We then integrate all spots within one cluster, and obtain a meta expression matrix in Meta_expr_matrix.

Mc_manifest <- Meta_expr_matrix(exprPath = exprPath,Spot_manifest = Spot_manifest_imgunsup,
                                  imagefile = imagefile,
                                  savePath = savePath,merge_method = "mean")

Running the Meta_expr_matrix script will generate some files as below:

  1. Mc_obj.RDS : Integrative meta expression data in Seurat format.
  2. Mc_manifest : TIST-net for downstream analysis.
  3. MC_idents.RDS : Initiation labels of histopathological images.
  4. expr_obj.RDS : Expression data in Seurat format.

Downstream analysis could be achieved to identify spatially differentially expressed genes (SDE genes).
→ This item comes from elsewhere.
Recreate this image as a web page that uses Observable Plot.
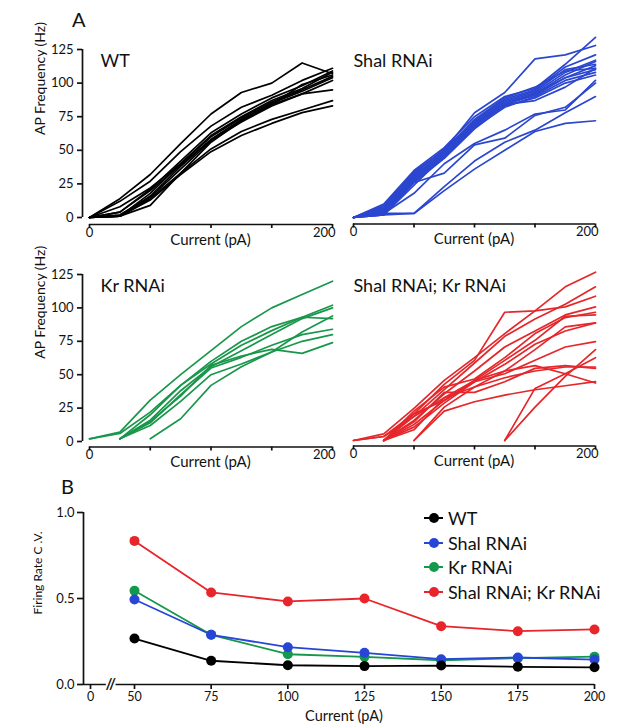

We listed the comparison between TIST and a popular SDE genes detection method named SPARK.

Spark_methods(exprPath,
			  spaceFile,
			  savePath)
#Saving path of gene expression data
SC_obj_file <- paste0(savePath,"expr_obj.RDS")
#Saving path of clustering results to show the similarity within clusters of expression data.
MC_obj_file <- paste0(savePath,"Mc_obj.RDS")
#TIST information
netfile <- paste0(savePath,"ST_imgunsupnet.RDS")
SPARK_file <- paste0(savePath,"SPARK.rds")
mc_marker_plot(gl = NULL,MC_obj_file,Mc_manifest,Spot_manifest_imgunsup,savePath)
#Expression data in Seurat format
SC_obj <- readRDS(SC_obj_file)
SpaceDiffGene(SC_obj = SC_obj,
                Spot_manifest= Spot_manifest_imgunsup,
                savePath = savePath,
                MC_obj_file = MC_obj_file,
                Mc_manifest = Mc_manifest,
                methods= "walktrap",
                SPARK_file = NULL,
                netfile = netfile)


Running the SpaceDiffGene script will generate some files as below:

  1. TIST_markers.csv : Spatially differentially expressed genes identified by TIST in .csv format.
  2. TIST_markers.RDS : Spatially differentially expressed genes identified by TIST in .RDS format.

TIST_img2

Dataset

  1. The 12 10X Genomics datasets were downloaded from 10X genomics support https://www.10xgenomics.com/resources/datasets;
  2. The human liver datasets were downloaded from GSA under accession number HRA000437.